__What the task asks__.
Look for the string "script" in the lines and copy each line that has it.
___
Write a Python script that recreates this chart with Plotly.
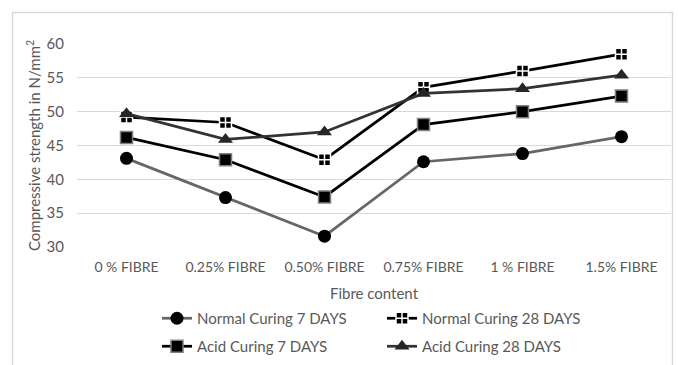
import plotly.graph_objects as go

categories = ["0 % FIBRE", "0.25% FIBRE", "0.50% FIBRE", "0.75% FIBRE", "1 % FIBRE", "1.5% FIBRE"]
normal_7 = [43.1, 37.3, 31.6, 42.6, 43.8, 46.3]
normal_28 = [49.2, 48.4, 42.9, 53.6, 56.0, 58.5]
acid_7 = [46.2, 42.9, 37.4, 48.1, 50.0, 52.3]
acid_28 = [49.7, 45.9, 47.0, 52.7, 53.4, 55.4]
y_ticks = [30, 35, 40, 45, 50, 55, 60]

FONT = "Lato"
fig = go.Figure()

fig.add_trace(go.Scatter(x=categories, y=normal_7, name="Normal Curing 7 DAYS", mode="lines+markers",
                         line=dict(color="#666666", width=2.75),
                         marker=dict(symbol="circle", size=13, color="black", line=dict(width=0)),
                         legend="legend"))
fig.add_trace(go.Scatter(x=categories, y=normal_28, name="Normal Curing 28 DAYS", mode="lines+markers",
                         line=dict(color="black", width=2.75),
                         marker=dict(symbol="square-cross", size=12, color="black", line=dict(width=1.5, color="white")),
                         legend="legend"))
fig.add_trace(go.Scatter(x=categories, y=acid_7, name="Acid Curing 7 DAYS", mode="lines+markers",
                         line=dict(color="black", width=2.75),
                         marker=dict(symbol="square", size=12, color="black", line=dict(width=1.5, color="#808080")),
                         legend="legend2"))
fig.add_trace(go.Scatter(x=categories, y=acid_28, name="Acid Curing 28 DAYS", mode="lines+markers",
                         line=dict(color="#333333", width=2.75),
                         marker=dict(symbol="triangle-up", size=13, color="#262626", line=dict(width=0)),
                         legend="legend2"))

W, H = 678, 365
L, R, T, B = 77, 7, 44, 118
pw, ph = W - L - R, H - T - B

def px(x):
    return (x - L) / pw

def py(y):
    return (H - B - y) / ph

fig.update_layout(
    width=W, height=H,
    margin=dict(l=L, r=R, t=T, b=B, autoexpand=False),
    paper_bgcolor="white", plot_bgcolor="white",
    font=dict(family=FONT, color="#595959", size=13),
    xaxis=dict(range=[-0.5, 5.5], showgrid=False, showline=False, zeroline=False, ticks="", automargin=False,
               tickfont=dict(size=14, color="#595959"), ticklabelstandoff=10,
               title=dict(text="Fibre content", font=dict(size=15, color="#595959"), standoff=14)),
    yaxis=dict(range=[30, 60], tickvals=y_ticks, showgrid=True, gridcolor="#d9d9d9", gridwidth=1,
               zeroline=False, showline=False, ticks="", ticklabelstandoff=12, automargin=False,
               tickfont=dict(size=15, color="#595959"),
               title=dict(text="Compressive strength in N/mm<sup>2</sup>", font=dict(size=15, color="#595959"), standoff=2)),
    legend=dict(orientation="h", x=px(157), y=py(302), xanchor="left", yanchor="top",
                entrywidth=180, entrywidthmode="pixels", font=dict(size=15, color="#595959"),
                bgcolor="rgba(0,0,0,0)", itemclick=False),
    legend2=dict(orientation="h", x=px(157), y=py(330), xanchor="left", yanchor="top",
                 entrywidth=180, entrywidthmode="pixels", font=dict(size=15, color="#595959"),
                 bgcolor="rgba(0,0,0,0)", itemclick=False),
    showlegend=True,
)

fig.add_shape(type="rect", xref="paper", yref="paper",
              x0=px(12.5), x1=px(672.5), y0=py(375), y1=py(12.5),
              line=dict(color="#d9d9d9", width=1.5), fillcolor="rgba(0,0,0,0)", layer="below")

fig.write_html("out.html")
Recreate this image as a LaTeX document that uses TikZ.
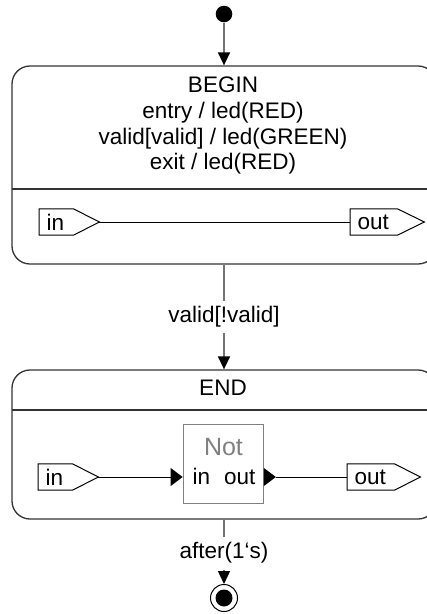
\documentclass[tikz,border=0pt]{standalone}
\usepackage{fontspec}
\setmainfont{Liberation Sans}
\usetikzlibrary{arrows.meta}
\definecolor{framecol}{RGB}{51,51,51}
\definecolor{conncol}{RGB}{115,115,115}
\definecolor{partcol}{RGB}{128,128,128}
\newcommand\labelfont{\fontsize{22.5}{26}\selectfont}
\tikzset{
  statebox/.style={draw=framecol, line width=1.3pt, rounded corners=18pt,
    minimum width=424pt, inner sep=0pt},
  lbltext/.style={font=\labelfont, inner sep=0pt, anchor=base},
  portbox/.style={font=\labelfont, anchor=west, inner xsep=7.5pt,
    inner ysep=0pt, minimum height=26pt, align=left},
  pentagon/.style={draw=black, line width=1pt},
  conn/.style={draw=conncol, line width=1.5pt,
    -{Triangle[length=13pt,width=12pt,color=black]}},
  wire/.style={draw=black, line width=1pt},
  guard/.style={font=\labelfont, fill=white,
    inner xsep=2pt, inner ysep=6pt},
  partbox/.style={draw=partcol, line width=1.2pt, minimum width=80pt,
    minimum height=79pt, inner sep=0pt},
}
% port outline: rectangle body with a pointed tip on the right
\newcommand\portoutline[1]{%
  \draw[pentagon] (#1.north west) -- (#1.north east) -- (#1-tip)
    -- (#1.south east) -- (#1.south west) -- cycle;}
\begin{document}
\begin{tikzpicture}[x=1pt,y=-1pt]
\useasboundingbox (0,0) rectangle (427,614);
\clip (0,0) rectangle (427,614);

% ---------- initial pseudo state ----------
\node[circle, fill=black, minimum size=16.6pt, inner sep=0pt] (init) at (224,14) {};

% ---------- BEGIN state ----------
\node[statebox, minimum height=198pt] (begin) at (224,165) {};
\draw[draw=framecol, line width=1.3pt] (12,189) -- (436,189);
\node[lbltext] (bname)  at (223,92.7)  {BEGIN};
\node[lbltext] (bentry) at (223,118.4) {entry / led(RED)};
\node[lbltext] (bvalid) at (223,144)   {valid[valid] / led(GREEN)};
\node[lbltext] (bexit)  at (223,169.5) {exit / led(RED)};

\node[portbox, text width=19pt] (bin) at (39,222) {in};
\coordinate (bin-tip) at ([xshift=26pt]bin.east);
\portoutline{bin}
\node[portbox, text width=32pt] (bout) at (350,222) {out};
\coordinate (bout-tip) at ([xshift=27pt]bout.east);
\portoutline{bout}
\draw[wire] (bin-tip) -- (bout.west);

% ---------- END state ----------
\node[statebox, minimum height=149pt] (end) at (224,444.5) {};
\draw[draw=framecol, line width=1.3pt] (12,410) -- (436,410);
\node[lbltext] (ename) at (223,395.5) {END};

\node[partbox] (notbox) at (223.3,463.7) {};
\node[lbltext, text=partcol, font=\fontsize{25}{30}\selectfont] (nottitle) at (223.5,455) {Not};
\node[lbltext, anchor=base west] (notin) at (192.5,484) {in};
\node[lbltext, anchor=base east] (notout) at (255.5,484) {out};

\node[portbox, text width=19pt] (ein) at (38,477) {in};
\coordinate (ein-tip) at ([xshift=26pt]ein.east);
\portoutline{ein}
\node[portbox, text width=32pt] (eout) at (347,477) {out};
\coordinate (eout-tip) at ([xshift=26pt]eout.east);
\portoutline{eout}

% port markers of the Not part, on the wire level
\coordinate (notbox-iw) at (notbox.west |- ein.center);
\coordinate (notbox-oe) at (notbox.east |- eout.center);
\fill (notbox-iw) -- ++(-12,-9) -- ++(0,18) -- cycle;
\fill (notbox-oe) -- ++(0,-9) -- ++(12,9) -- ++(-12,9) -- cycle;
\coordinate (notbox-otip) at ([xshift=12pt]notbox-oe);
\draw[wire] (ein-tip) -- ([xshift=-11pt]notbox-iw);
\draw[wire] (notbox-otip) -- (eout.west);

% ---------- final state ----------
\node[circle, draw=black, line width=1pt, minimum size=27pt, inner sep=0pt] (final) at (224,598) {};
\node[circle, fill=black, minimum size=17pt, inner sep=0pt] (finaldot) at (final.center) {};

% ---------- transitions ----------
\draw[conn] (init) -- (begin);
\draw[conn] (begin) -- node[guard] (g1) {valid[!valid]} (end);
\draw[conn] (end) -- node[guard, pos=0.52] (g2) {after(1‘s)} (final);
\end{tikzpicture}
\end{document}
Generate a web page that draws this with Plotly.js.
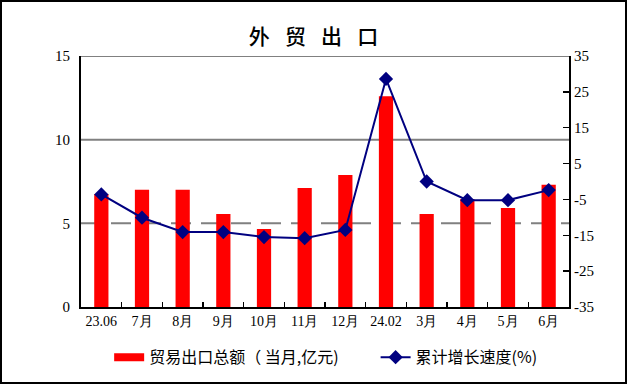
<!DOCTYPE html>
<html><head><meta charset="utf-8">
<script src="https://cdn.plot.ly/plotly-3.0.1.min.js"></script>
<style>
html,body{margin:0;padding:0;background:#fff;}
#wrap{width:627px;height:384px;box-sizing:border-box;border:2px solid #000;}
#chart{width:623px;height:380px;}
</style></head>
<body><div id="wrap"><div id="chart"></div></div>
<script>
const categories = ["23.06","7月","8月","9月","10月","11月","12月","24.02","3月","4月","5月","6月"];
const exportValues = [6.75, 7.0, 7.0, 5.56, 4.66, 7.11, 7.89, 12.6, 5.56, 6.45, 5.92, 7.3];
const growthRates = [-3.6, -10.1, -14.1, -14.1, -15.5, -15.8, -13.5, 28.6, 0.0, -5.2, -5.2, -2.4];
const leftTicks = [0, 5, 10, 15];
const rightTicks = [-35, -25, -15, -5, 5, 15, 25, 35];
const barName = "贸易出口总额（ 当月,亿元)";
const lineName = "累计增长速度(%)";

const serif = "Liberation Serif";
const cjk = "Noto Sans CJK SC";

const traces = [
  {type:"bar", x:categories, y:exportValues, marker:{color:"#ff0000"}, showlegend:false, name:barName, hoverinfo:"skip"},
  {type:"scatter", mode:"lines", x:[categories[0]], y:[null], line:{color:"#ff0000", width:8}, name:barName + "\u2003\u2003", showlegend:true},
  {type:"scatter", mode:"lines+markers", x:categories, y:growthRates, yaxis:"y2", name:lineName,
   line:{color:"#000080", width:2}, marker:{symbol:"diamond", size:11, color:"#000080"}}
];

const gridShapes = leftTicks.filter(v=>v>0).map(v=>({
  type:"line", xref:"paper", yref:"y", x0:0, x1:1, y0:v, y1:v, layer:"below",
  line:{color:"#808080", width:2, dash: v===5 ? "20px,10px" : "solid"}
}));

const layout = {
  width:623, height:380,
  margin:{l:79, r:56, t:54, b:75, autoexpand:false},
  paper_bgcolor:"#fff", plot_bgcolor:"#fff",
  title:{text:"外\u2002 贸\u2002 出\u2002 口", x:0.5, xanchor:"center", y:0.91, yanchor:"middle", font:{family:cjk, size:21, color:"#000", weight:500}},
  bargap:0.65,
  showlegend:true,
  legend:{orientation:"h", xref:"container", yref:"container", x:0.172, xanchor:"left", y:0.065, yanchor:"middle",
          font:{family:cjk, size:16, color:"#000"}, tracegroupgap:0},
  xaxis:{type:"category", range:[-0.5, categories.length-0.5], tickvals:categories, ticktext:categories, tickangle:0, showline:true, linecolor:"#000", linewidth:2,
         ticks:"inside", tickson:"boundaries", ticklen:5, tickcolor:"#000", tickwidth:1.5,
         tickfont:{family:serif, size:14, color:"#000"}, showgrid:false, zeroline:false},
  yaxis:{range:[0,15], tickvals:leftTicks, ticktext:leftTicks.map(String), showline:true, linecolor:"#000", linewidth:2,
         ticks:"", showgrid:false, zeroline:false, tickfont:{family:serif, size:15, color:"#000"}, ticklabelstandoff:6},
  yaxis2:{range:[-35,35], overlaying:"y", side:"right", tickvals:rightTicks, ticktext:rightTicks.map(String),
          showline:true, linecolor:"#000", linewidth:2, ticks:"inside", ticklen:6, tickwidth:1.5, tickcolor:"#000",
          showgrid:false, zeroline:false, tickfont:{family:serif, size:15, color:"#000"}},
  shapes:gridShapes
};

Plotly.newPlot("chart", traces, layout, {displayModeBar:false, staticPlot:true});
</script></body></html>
___
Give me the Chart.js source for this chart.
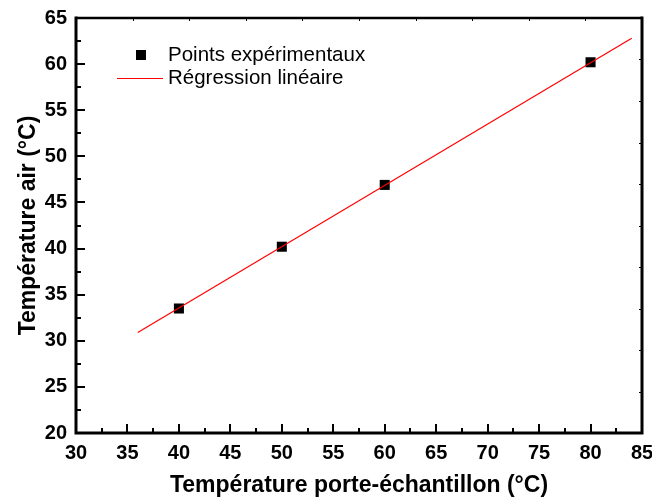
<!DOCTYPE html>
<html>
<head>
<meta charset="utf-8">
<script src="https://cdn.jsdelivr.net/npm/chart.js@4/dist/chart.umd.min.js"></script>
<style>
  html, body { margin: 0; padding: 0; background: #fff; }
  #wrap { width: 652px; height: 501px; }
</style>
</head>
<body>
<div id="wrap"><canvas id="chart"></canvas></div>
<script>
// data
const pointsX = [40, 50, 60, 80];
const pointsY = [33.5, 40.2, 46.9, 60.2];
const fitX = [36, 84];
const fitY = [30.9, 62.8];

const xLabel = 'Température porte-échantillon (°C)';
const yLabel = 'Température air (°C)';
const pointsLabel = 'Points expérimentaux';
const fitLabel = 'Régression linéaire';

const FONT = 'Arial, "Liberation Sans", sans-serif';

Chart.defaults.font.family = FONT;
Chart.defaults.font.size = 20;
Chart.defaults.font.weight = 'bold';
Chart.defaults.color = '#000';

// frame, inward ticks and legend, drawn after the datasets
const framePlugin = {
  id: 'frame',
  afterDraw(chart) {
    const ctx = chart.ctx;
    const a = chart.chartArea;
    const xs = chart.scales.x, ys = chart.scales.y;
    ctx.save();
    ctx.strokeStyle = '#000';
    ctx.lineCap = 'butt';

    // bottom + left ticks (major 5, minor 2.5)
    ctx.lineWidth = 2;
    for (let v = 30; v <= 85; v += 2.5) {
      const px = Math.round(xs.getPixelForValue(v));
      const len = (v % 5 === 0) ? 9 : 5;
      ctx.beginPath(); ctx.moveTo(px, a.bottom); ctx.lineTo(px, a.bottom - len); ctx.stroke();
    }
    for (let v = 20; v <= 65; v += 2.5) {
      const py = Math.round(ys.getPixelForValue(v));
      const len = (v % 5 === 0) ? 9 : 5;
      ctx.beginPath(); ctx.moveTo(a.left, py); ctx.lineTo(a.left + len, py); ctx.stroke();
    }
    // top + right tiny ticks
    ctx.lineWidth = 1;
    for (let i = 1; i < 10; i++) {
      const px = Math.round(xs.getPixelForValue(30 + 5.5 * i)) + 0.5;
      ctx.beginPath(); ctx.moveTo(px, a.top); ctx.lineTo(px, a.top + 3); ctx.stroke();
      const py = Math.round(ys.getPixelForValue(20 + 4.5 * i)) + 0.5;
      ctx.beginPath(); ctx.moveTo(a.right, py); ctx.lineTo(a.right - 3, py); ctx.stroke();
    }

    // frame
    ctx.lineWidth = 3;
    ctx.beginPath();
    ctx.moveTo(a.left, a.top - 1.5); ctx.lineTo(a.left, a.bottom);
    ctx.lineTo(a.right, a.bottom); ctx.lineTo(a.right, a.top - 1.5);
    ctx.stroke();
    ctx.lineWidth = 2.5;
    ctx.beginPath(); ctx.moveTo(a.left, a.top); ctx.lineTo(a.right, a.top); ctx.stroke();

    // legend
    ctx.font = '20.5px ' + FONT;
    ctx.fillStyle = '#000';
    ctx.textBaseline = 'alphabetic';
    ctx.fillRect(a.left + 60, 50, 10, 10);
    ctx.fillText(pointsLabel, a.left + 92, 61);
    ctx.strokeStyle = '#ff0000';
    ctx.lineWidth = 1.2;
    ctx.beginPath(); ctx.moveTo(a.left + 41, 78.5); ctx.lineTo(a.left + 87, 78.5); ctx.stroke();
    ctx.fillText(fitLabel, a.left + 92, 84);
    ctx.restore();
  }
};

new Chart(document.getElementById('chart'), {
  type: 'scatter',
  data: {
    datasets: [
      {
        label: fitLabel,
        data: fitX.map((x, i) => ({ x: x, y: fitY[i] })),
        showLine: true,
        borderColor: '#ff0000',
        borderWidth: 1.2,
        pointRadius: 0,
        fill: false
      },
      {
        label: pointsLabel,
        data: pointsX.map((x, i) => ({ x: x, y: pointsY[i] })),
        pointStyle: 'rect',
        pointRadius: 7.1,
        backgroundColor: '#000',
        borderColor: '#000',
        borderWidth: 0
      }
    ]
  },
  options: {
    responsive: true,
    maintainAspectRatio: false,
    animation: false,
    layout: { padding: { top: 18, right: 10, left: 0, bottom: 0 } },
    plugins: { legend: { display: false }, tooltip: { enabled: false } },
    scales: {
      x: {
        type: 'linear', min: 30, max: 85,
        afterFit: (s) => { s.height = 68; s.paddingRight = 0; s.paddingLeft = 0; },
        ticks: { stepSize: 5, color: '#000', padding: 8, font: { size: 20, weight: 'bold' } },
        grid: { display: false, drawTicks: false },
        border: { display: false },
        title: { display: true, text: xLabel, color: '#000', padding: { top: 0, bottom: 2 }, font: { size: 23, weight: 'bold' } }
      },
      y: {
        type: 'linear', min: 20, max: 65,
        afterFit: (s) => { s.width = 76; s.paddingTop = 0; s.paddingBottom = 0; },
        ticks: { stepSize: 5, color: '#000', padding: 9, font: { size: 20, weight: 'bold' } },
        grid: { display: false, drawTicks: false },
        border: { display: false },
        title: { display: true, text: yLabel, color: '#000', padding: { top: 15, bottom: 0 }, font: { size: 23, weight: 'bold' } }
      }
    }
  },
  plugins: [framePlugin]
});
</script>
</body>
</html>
___
__Output for this exercise__.
Write a Python script that recreates this chart with Plotly.
<script src="https://cdn.plot.ly/plotly-3.0.1.min.js"></script>
<script>
</script></body></html>
<script src="https://cdn.jsdelivr.net/npm/chart.js@4/dist/chart.umd.min.js"></script>
<script>
</script>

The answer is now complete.